Two basic premises underlie the USGA Handicap System, namely that each player will try to make the best score at every hole in every round, regardless of where the round is played, and that the player will post every acceptable round for peer review. The player and the player’s Handicap Committee have joint responsibility for adhering to these premises.

A Handicap Index, issued by a golf club or authorized golf association (through its member clubs), indicates a player’s skill and is a number taken to one decimal place, e.g., 10.4.

A Handicap Index compares a player’s scoring ability to the scoring ability of a scratch golfer on a course of standard difficulty. A player posts scores along with the appropriate USGA Course Rating and Slope Rating to make up the scoring record. A Handicap Index is computed from no more than 20 scores plus any eligible tournament scores. It reflects the player’s potential because it is based upon the best handicap differentials posted for a given number of rounds, ideally the best 10 of the last 20 rounds.
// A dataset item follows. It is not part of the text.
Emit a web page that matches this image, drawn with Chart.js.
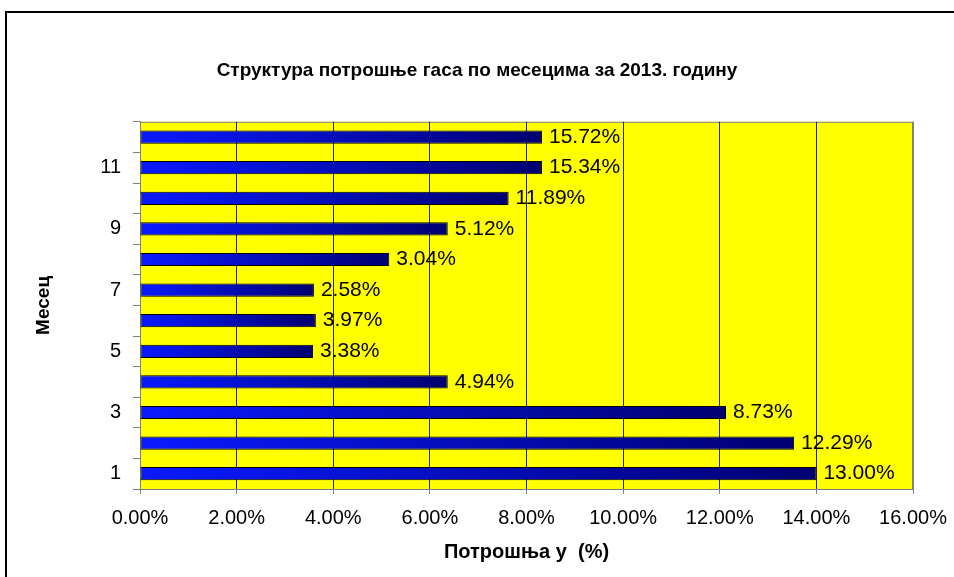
<!DOCTYPE html>
<html>
<head>
<meta charset="utf-8">
<script src="https://cdn.jsdelivr.net/npm/chart.js@4"></script>
<style>
  html, body { margin: 0; padding: 0; overflow: hidden; background: #fff; }
  #frame { position: absolute; left: 5px; top: 11px; width: 2000px; height: 2000px; border: 2px solid #000; }
  #chart { position: absolute; left: 0; top: 0; }
</style>
</head>
<body>
<div id="frame"></div>
<canvas id="chart" width="954" height="577"></canvas>
<script>
// months on the category axis
const months = ['1', '2', '3', '4', '5', '6', '7', '8', '9', '10', '11', '12'];
// bar lengths as drawn in the picture (%)
const barValues = [14.0, 13.54, 12.13, 6.37, 3.58, 3.64, 3.60, 5.16, 6.37, 7.63, 8.32, 8.32];
// data labels as printed next to each bar
const labelTexts = ['13.00%', '12.29%', '8.73%', '4.94%', '3.38%', '3.97%', '2.58%', '3.04%', '5.12%', '11.89%', '15.34%', '15.72%'];
// x axis range
const xMin = 0, xMax = 16, xStep = 2;

Chart.defaults.font.family = "'Liberation Sans', Arial, sans-serif";
Chart.defaults.color = '#000';

// yellow plot background with grey frame
const plotArea = {
  id: 'plotArea',
  beforeDraw(chart) {
    const { ctx, chartArea: a } = chart;
    ctx.save();
    ctx.fillStyle = '#ffff00';
    ctx.fillRect(a.left, a.top, a.right - a.left, a.bottom - a.top);
    ctx.strokeStyle = '#808080';
    ctx.lineWidth = 1;
    ctx.strokeRect(a.left + 0.5, a.top + 0.5, a.right - a.left - 1, a.bottom - a.top);
    ctx.restore();
  }
};

// text labels at the end of the bars
const barLabels = {
  id: 'barLabels',
  afterDatasetsDraw(chart) {
    const { ctx } = chart;
    const meta = chart.getDatasetMeta(0);
    ctx.save();
    ctx.font = "21px 'Liberation Sans', Arial, sans-serif";
    ctx.fillStyle = '#000';
    ctx.textAlign = 'left';
    ctx.textBaseline = 'middle';
    meta.data.forEach((bar, i) => {
      ctx.fillText(labelTexts[i], bar.x + 7, bar.y);
    });
    ctx.restore();
  }
};

const ctx = document.getElementById('chart').getContext('2d');
const chart = new Chart(ctx, {
  type: 'bar',
  data: {
    labels: months,
    datasets: [{
      data: barValues,
      borderColor: '#000',
      borderWidth: 1,
      borderSkipped: false,
      barPercentage: 0.43,
      categoryPercentage: 1,
      backgroundColor: (c) => {
        const ch = c.chart;
        const x = ch.scales.x;
        if (!ch.chartArea || !x || c.raw == null) return '#0000ff';
        const x0 = x.getPixelForValue(0);
        const x1 = x.getPixelForValue(c.raw);
        const g = ch.ctx.createLinearGradient(x0, 0, x1, 0);
        g.addColorStop(0, '#0a1aff');
        g.addColorStop(1, '#000070');
        return g;
      }
    }]
  },
  options: {
    indexAxis: 'y',
    responsive: false,
    animation: false,
    devicePixelRatio: 1,
    layout: { padding: 0 },
    plugins: {
      legend: { display: false },
      tooltip: { enabled: false },
      title: {
        display: true,
        text: 'Структура потрошње гаса по месецима за 2013. годину',
        font: { size: 19, weight: 'bold' },
        color: '#000',
        padding: { top: 59, bottom: 40 }
      }
    },
    scales: {
      x: {
        min: xMin,
        max: xMax,
        afterFit: (s) => { s.height = 88; s.paddingRight = 41; },
        ticks: {
          stepSize: xStep,
          autoSkip: false,
          maxRotation: 0,
          padding: 12,
          font: { size: 20 },
          color: '#000',
          callback: (v) => v.toFixed(2) + '%'
        },
        grid: {
          color: (c) => (c.index === 0 || c.tick.value === xMax) ? '#808080' : '#222',
          tickColor: '#808080',
          tickLength: 5,
          lineWidth: 1
        },
        border: { color: '#808080' },
        title: {
          display: true,
          text: 'Потрошња у  (%)',
          font: { size: 20, weight: 'bold' },
          color: '#000',
          padding: { top: 0, bottom: 13 }
        }
      },
      y: {
        reverse: true,
        afterFit: (s) => { s.width = 140; },
        ticks: {
          autoSkip: false,
          padding: 12,
          font: { size: 20 },
          color: '#000',
          callback: (v, i) => (i % 2 === 0 ? months[i] : '')
        },
        grid: {
          offset: true,
          drawOnChartArea: false,
          color: '#808080',
          tickLength: 7
        },
        border: { color: '#808080' },
        title: {
          display: true,
          text: 'Месец',
          font: { size: 19, weight: 'bold' },
          color: '#000',
          padding: { top: 32, bottom: 0 }
        }
      }
    }
  },
  plugins: [plotArea, barLabels]
});
</script>
</body>
</html>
A Handicap Index is portable from course to course, as well as from one set of tees to another set of tees on the same course. A player converts a Handicap Index to a Course Handicap based on the Slope Rating of the tees played.

A USGA Course Rating is the USGA’s mark that indicates the evaluation of the playing difficulty of a course for a scratch golfer under normal conditions based on yardage and other obstacles that affect scoring ability. A Slope Rating is a measurement of the relative difficulty of a course for players who are not scratch golfers. Each course is rated from each set of tees for both the scratch golfer and the bogey golfer. The USGA Course Rating and Slope Rating together reflect the difficulty of the course for a player who is not a scratch golfer. The greater the difference between the scores of the scratch and bogey golfers on a certain course, the higher the Slope Rating will be and the more strokes players will receive. Conversely, the less the difference, the lower the Slope Rating will be and the fewer strokes players will receive.

Each player locates the Handicap Index on the appropriate Course Handicap Table and finds the corresponding Course Handicap. A Course Handicap Table can be found in the clubhouse or near the first tee of a golf course. There will be a Course Handicap Table for each set of tees used by men and by women. The number of strokes a player receives (Course Handicap) is based upon the relative difficulty (Slope Rating) of the course.